-- Material start --

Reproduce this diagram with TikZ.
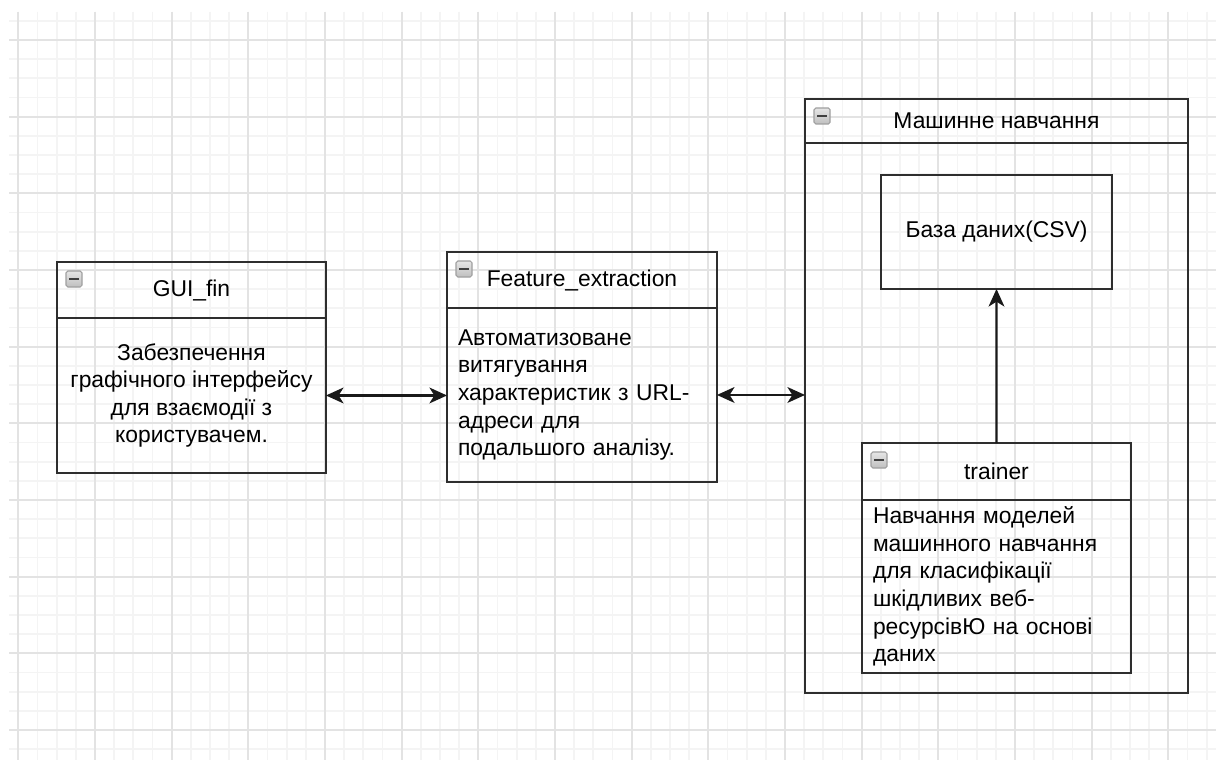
\documentclass[tikz,border=0pt]{standalone}
\usepackage{fontspec}
\setmainfont{Liberation Sans}
\usetikzlibrary{arrows.meta,positioning}

\begin{document}
\begin{tikzpicture}[x=0.02cm,y=-0.02cm,node distance=0pt,
    >={Stealth[length=10pt,width=9pt,inset=2.8pt]},
    every node/.style={font=\fontsize{13}{15.7}\selectfont},
    minorgrid/.style={gray!9,line width=1pt},
    majorgrid/.style={gray!22,line width=1pt},
    box/.style={rectangle,draw=black!82,line width=1.2pt,outer sep=0pt,
      inner sep=0pt,align=center},
    head/.style={box,minimum height=1.12cm},
    body/.style={box,inner xsep=0.22cm},
    link/.style={draw=black!90,line width=1.2pt},
    fold/.pic={
      \draw[gray!75,line width=0.6pt,rounded corners=1pt,top color=gray!20,
        bottom color=gray!50] (9,9) rectangle (25,25);
      \draw[black!75,line width=1.5pt] (12,17) -- (22,17);
    }]
\useasboundingbox (0,0) rectangle (1216,760);
\fill[white] (0,0) rectangle (1216,760);
\foreach \i in {0,...,62}
  \draw[minorgrid] ({18.3+19.167*\i},12) -- ({18.3+19.167*\i},760);
\foreach \j in {0,...,38}
  \draw[minorgrid] (9,{20.8+19.167*\j}) -- (1216,{20.8+19.167*\j});
\foreach \i in {0,...,15}
  \draw[majorgrid] ({18.3+76.67*\i},12) -- ({18.3+76.67*\i},760);
\foreach \j in {0,...,9}
  \draw[majorgrid] (9,{40+76.67*\j}) -- (1216,{40+76.67*\j});

\node[head,minimum width=5.38cm,anchor=north west] (guihead) at (57,262) {GUI\_fin};
\node[body,minimum width=5.38cm,minimum height=3.10cm,below=of guihead] (guibody)
  {Забезпечення\\графічного інтерфейсу\\для взаємодії з\\користувачем.};
\pic at (guihead.north west) {fold};

\node[head,minimum width=5.40cm,anchor=north west] (fehead) at (447,252) {Feature\_extraction};
\node[body,text width=4.96cm,minimum height=3.48cm,align=left,below=of fehead] (febody)
  {Автоматизоване\\витягування\\характеристик з URL-\\адреси для\\подальшого аналізу.};
\pic at (fehead.north west) {fold};

\node[head,minimum width=7.66cm,minimum height=0.88cm,anchor=north west] (mlhead) at (805,99) {Машинне навчання};
\node[body,minimum width=7.66cm,minimum height=11.0cm,below=of mlhead] (mlbody) {};
\pic at (mlhead.north west) {fold};

\node[box,minimum width=4.62cm,minimum height=2.28cm] (db) at (996.5,232) {База даних(CSV)};

\node[head,minimum width=5.38cm,minimum height=1.14cm,anchor=north west] (trhead) at (862,443) {trainer};
\node[body,text width=4.94cm,minimum height=3.46cm,align=left,below=of trhead] (trbody)
  {Навчання моделей\\машинного навчання\\для класифікації\\шкідливих веб-\\ресурсівЮ на основі\\даних};
\pic at (trhead.north west) {fold};

\draw[link,<->] (guibody.east) -- (guibody.east -| febody.west);
\draw[link,<->] (febody.east) -- (febody.east -| mlbody.west);
\draw[link,->] (trhead) -- (db);
\end{tikzpicture}
\end{document}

-- Material end --

Exactly reproduce the run of lines from the start of the listing through the line with "at (fehead.north west)", inclusive; pictures are not copied.

Reproduce this diagram with TikZ.
\documentclass[tikz,border=0pt]{standalone}
\usepackage{fontspec}
\setmainfont{Liberation Sans}
\usetikzlibrary{arrows.meta,positioning}

\begin{document}
\begin{tikzpicture}[x=0.02cm,y=-0.02cm,node distance=0pt,
    >={Stealth[length=10pt,width=9pt,inset=2.8pt]},
    every node/.style={font=\fontsize{13}{15.7}\selectfont},
    minorgrid/.style={gray!9,line width=1pt},
    majorgrid/.style={gray!22,line width=1pt},
    box/.style={rectangle,draw=black!82,line width=1.2pt,outer sep=0pt,
      inner sep=0pt,align=center},
    head/.style={box,minimum height=1.12cm},
    body/.style={box,inner xsep=0.22cm},
    link/.style={draw=black!90,line width=1.2pt},
    fold/.pic={
      \draw[gray!75,line width=0.6pt,rounded corners=1pt,top color=gray!20,
        bottom color=gray!50] (9,9) rectangle (25,25);
      \draw[black!75,line width=1.5pt] (12,17) -- (22,17);
    }]
\useasboundingbox (0,0) rectangle (1216,760);
\fill[white] (0,0) rectangle (1216,760);
\foreach \i in {0,...,62}
  \draw[minorgrid] ({18.3+19.167*\i},12) -- ({18.3+19.167*\i},760);
\foreach \j in {0,...,38}
  \draw[minorgrid] (9,{20.8+19.167*\j}) -- (1216,{20.8+19.167*\j});
\foreach \i in {0,...,15}
  \draw[majorgrid] ({18.3+76.67*\i},12) -- ({18.3+76.67*\i},760);
\foreach \j in {0,...,9}
  \draw[majorgrid] (9,{40+76.67*\j}) -- (1216,{40+76.67*\j});

\node[head,minimum width=5.38cm,anchor=north west] (guihead) at (57,262) {GUI\_fin};
\node[body,minimum width=5.38cm,minimum height=3.10cm,below=of guihead] (guibody)
  {Забезпечення\\графічного інтерфейсу\\для взаємодії з\\користувачем.};
\pic at (guihead.north west) {fold};

\node[head,minimum width=5.40cm,anchor=north west] (fehead) at (447,252) {Feature\_extraction};
\node[body,text width=4.96cm,minimum height=3.48cm,align=left,below=of fehead] (febody)
  {Автоматизоване\\витягування\\характеристик з URL-\\адреси для\\подальшого аналізу.};
\pic at (fehead.north west) {fold};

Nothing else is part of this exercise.